There's more to it than that.

first, oil is a commodity product traded around the world, so, say, if Indonesian (offshore) oilfields go offline, china will simply buy from the saudis, which will drive up the price of Saudi oil and encourage US producers to export instead. Now rising price encourages local production, but most of it can't be switched on and off in a instant.

And in fact they already both import and export; for example tar sands "oil" from Canada is removed with a shovel, not a pipe. Refining it is very expensive (and energy demanding) so only gets mined when the price of oil is high enough to justify it. Currently the US exports about as much oil as it imports.

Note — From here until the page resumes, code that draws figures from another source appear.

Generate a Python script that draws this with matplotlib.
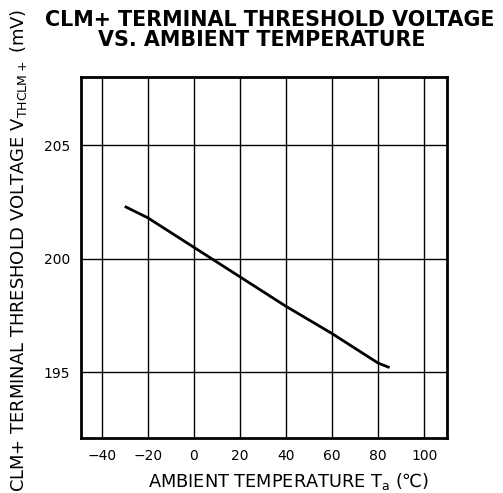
import matplotlib
matplotlib.use("Agg")
import matplotlib.pyplot as plt

# data
temp = [-30, -20, 0, 20, 40, 60, 80, 85]
vth = [202.3, 201.8, 200.5, 199.2, 197.9, 196.7, 195.4, 195.2]

x_ticks = [-40, -20, 0, 20, 40, 60, 80, 100]
x_ticklabels = ["\u221240", "\u221220", "0", "20", "40", "60", "80", "100"]
y_ticks = [195, 200, 205]

plt.rcParams['font.family'] = ['DejaVu Sans']
plt.rcParams['mathtext.fontset'] = 'dejavusans'
plt.rcParams['mathtext.default'] = 'regular'

fig = plt.figure(figsize=(5.03, 4.93), dpi=100)
ax = fig.add_axes([0.161, 0.1116, 0.728, 0.7322])

ax.plot(temp, vth, color='black', linewidth=2.0, solid_capstyle='butt')

ax.set_xlim(-49, 110)
ax.set_ylim(192.1, 208.0)
ax.set_xticks(x_ticks)
ax.set_xticklabels(x_ticklabels)
ax.set_yticks(y_ticks)
ax.tick_params(length=0, labelsize=10, pad=8)
ax.grid(True, color='black', linewidth=1.0)
ax.set_axisbelow(True)
for s in ax.spines.values():
    s.set_linewidth(2.0)

# two-line title
fig.text(0.537, 0.959, "CLM+ TERMINAL THRESHOLD VOLTAGE", ha='center', va='center',
         fontsize=14.9, fontweight='bold')
fig.text(0.521, 0.919, "VS. AMBIENT TEMPERATURE", ha='center', va='center',
         fontsize=14.9, fontweight='bold')

fig.text(0.573, 0.024, r"AMBIENT TEMPERATURE T$_a$ (℃)", ha='center', va='center',
         fontsize=12.8)
fig.text(0.037, 0.492, r"CLM+ TERMINAL THRESHOLD VOLTAGE V$_{THCLM+}$ (mV)",
         ha='center', va='center', rotation=90, fontsize=12.9)

fig.savefig("out.png", dpi=100)
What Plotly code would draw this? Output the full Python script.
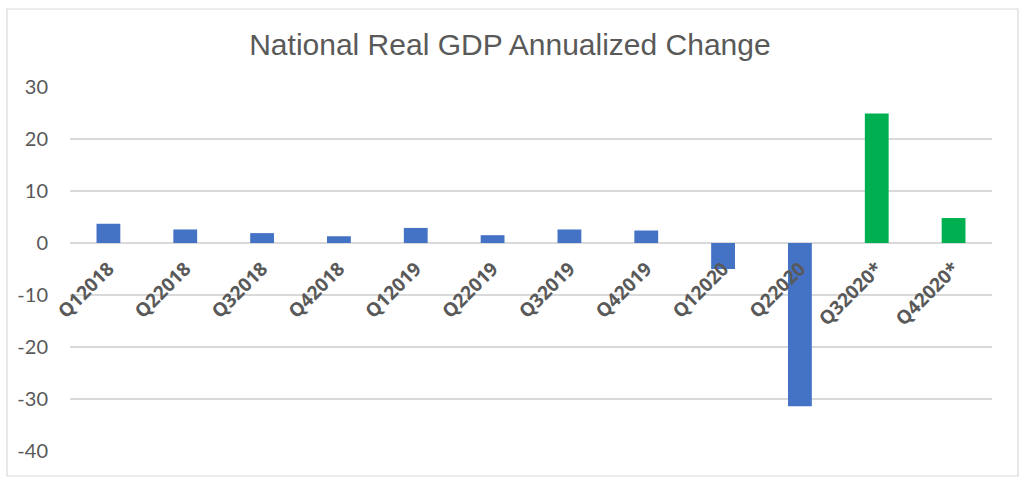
import plotly.graph_objects as go

categories = ["Q12018", "Q22018", "Q32018", "Q42018", "Q12019", "Q22019",
              "Q32019", "Q42019", "Q12020", "Q22020", "Q32020*", "Q42020*"]
values = [3.7, 2.6, 1.9, 1.3, 2.9, 1.5, 2.6, 2.4, -5.0, -31.4, 24.9, 4.8]
bar_colors = ["#4472C4"] * 10 + ["#00B050"] * 2

y_min, y_max = -40, 30
y_tick_vals = [-40, -30, -20, -10, 0, 10, 20, 30]
y_tick_text = ["-40", "-30", "-20", "-10", "0", "10", "20", "30"]

fig = go.Figure()
fig.add_trace(go.Bar(
    x=categories, y=values,
    marker=dict(color=bar_colors, line=dict(width=0)),
    width=0.31,
    hoverinfo="x+y",
))

grey = "#595959"
fig.update_layout(
    width=1024, height=485,
    margin=dict(l=70, r=32, t=87, b=34, autoexpand=False),
    paper_bgcolor="white", plot_bgcolor="white",
    showlegend=False,
    title=dict(text="National Real GDP Annualized Change",
               x=0.498, xref="container", xanchor="center",
               y=1 - 44 / 485, yref="container", yanchor="middle",
               font=dict(family="Liberation Sans, Arial, sans-serif", size=30, color=grey)),
    font=dict(family="Lato, sans-serif", color=grey),
    xaxis=dict(
        type="category",
        anchor="free",
        position=(0 - y_min) / (y_max - y_min),
        showline=False, showgrid=False, zeroline=False, ticks="",
        tickangle=-45,
        ticklabelstandoff=10,
        tickfont=dict(family="Open Sans, sans-serif", size=19, color=grey, weight=700),
    ),
    yaxis=dict(
        range=[y_min, y_max],
        tickvals=y_tick_vals, ticktext=y_tick_text,
        showgrid=True, gridcolor="#D9D9D9", gridwidth=1.5,
        zeroline=True, zerolinecolor="#D9D9D9", zerolinewidth=1.5,
        showline=False, ticks="",
        ticklabelstandoff=21,
        tickfont=dict(family="Lato, sans-serif", size=20, color=grey),
    ),
    shapes=[dict(type="rect", xref="paper", yref="paper",
                 x0=-63 / 922, x1=1 + 26 / 922,
                 y0=-25 / 364, y1=1 + 78 / 364,
                 line=dict(color="#D9D9D9", width=1.2), fillcolor="rgba(0,0,0,0)",
                 layer="below")],
)

fig.write_html("out.html", config={"displayModeBar": False},
               post_script="document.body.style.margin='0';document.body.style.overflow='hidden';")
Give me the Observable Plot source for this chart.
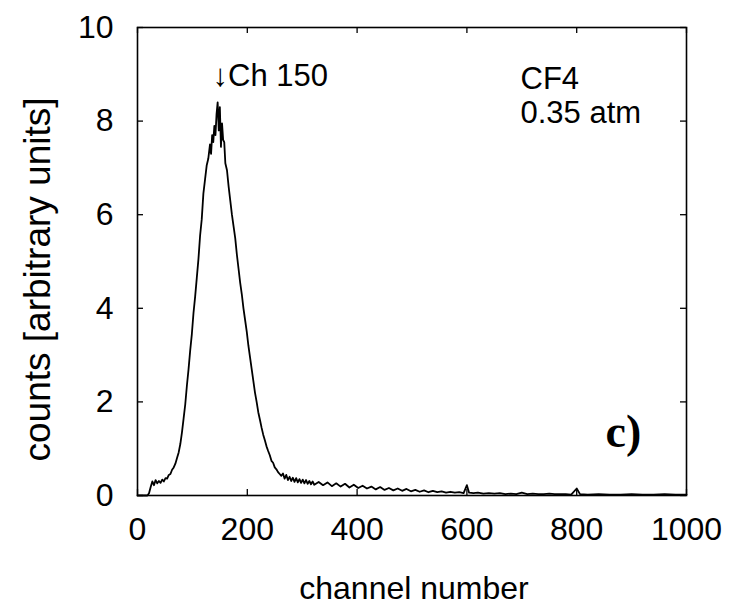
<!DOCTYPE html>
<html><head><meta charset="utf-8">
<script src="https://cdn.jsdelivr.net/npm/d3@7"></script>
<script src="https://cdn.jsdelivr.net/npm/@observablehq/plot@0.6"></script>
<style>body{margin:0;background:#fff}</style>
</head><body><div id="chart"></div>
<script>
const channels = [0,18,21,24,27,30,33,36,39,42,45,48,51,54,57,60,63,66,69,72,75,78,81,84,87,90,93,96,99,102,105,108,111,114,117,120,123,126,129,132,134,136,138,140,142,144,146,148,150,152,154,156,158,160,163,166,169,172,175,178,181,184,187,190,193,196,199,202,205,208,211,214,217,220,223,226,229,232,235,238,241,244,247,250,253,256,259,262,265,268,271,274,277,280,283,286,289,292,295,298,301,304,307,310,313,316,319,322,330,338,346,354,362,370,378,386,394,402,410,418,426,434,442,450,458,466,474,482,490,498,506,514,522,530,538,546,554,562,570,578,586,594,600,604,612,620,630,640,650,660,670,680,690,700,710,720,730,740,750,760,770,780,790,800,806,820,840,860,880,900,920,940,960,980,1000];
const counts = [0,0,0.05,0.18,0.3,0.22,0.33,0.26,0.31,0.27,0.34,0.3,0.37,0.36,0.44,0.46,0.55,0.6,0.68,0.8,0.92,1.1,1.35,1.65,1.95,2.35,2.7,3.1,3.45,3.9,4.25,4.65,5.05,5.55,5.9,6.45,6.75,7.05,7.2,7.5,7.3,7.7,7.55,7.9,7.7,8.15,8.4,7.8,8.3,7.45,7.95,7.6,7.55,7.1,6.95,6.6,6.3,6.0,5.75,5.5,5.15,4.85,4.55,4.3,4.0,3.75,3.5,3.2,2.95,2.7,2.45,2.2,2.0,1.78,1.62,1.45,1.3,1.18,1.05,0.95,0.86,0.74,0.7,0.6,0.56,0.5,0.46,0.42,0.47,0.36,0.44,0.33,0.4,0.31,0.38,0.29,0.37,0.28,0.35,0.27,0.34,0.26,0.33,0.25,0.31,0.24,0.3,0.23,0.29,0.22,0.28,0.2,0.26,0.19,0.25,0.17,0.23,0.16,0.21,0.15,0.19,0.13,0.18,0.12,0.16,0.11,0.15,0.1,0.14,0.09,0.12,0.08,0.11,0.07,0.1,0.07,0.09,0.06,0.08,0.06,0.07,0.05,0.22,0.06,0.05,0.06,0.04,0.05,0.04,0.05,0.03,0.04,0.03,0.06,0.03,0.04,0.03,0.03,0.04,0.03,0.03,0.03,0.02,0.15,0.03,0.02,0.03,0.02,0.02,0.03,0.02,0.02,0.03,0.02,0.02];
const xTicks = [0,200,400,600,800,1000];
const yTicks = [0,2,4,6,8,10];
const xLabel = "channel number";
const yLabel = "counts [arbitrary units]";
const peakNote = "↓Ch 150";
const gasNote = ["CF4", "0.35 atm"];
const panelTag = "c)";

const data = channels.map((c, i) => ({channel: c, count: counts[i]}));
const sans = "'Liberation Sans', Arial, Helvetica, sans-serif";
const W = 729, H = 612, mL = 137, mR = 43, mT = 27, mB = 117;
const fw = W - mL - mR, fh = H - mT - mB, tk = 6;

const chart = Plot.plot({
  width: W, height: H,
  marginLeft: mL, marginRight: mR, marginTop: mT, marginBottom: mB,
  style: {fontFamily: sans, background: "#fff", color: "#000", overflow: "visible"},
  x: {domain: [0, 1000], label: null},
  y: {domain: [0, 10], label: null},
  marks: [
    Plot.line(data, {x: "channel", y: "count", stroke: "#000", strokeWidth: 1.8}),
    Plot.tickX(xTicks, {x: d => d, insetTop: fh - tk, stroke: "#000", strokeWidth: 1.3}),
    Plot.tickX(xTicks, {x: d => d, insetBottom: fh - tk, stroke: "#000", strokeWidth: 1.3}),
    Plot.tickY(yTicks, {y: d => d, insetRight: fw - tk, stroke: "#000", strokeWidth: 1.3}),
    Plot.tickY(yTicks, {y: d => d, insetLeft: fw - tk, stroke: "#000", strokeWidth: 1.3}),
    Plot.frame({stroke: "#000", strokeWidth: 1.6}),
    Plot.axisX({ticks: xTicks, tickSize: 0, tickPadding: 22, fontSize: 32, tickFormat: d => String(d), label: null}),
    Plot.axisY({ticks: yTicks, tickSize: 0, tickPadding: 24, fontSize: 32, tickFormat: d => String(d), label: null}),
    Plot.text([xLabel], {text: d => d, frameAnchor: "bottom", dx: 2, dy: 103, lineAnchor: "bottom", fontSize: 32, fill: "#000"}),
    Plot.text([yLabel], {text: d => d, frameAnchor: "left", rotate: -90, dx: -88, dy: 18, lineAnchor: "bottom", textAnchor: "middle", fontSize: 37, fill: "#000"}),
    Plot.text([peakNote], {text: d => d, frameAnchor: "top-left", dx: 75, dy: 58, lineAnchor: "bottom", textAnchor: "start", fontSize: 31, fill: "#000"}),
    Plot.text([gasNote[0]], {text: d => d, frameAnchor: "top-left", dx: 383, dy: 61, lineAnchor: "bottom", textAnchor: "start", fontSize: 31, fill: "#000"}),
    Plot.text([gasNote[1]], {text: d => d, frameAnchor: "top-left", dx: 383, dy: 95, lineAnchor: "bottom", textAnchor: "start", fontSize: 31, fill: "#000"}),
    Plot.text([panelTag], {text: d => d, frameAnchor: "top-left", dx: 468, dy: 419, lineAnchor: "bottom", textAnchor: "start", fontSize: 46, fontWeight: "bold", fontFamily: "'Liberation Serif', 'Times New Roman', serif", fill: "#000"})
  ]
});
document.getElementById("chart").appendChild(chart);
</script>
</body></html>
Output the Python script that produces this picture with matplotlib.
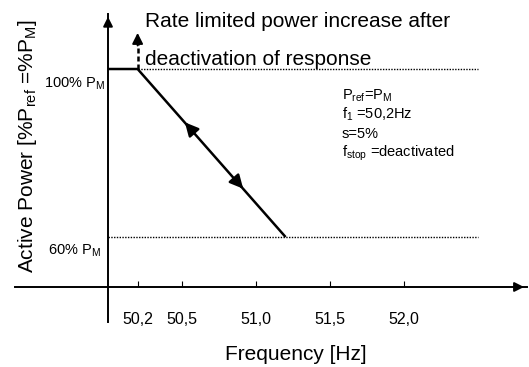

Lots of great stats on this topic from the Energy Information Administration (though some of the important statistics stopped being collected last year, alas). Here is the petroleum import & export page: https://www.eia.gov/energyexplained/oil-and-petroleum-produc...

1 comments

What you write is relevant to the price of oil, which is a tangent from what we were talking about, namely, ensuring a supply of oil in chaotic circumstances, e.g., closure of the Strait of Hormuz, which is itself a tangent from the original topic of Amtrak versus highways (since as GGGP already pointed out, Amtrak runs on oil, too).

But OK, let's talk about price. There's probably a 100 years worth of 'tight' oil just in Texas that can be produced for the price oil currently sells for. In other words, the cost of fracking that oil has decreased a lot. (And that oil is easier to refine than the stuff that comes from Saudi Arabia.)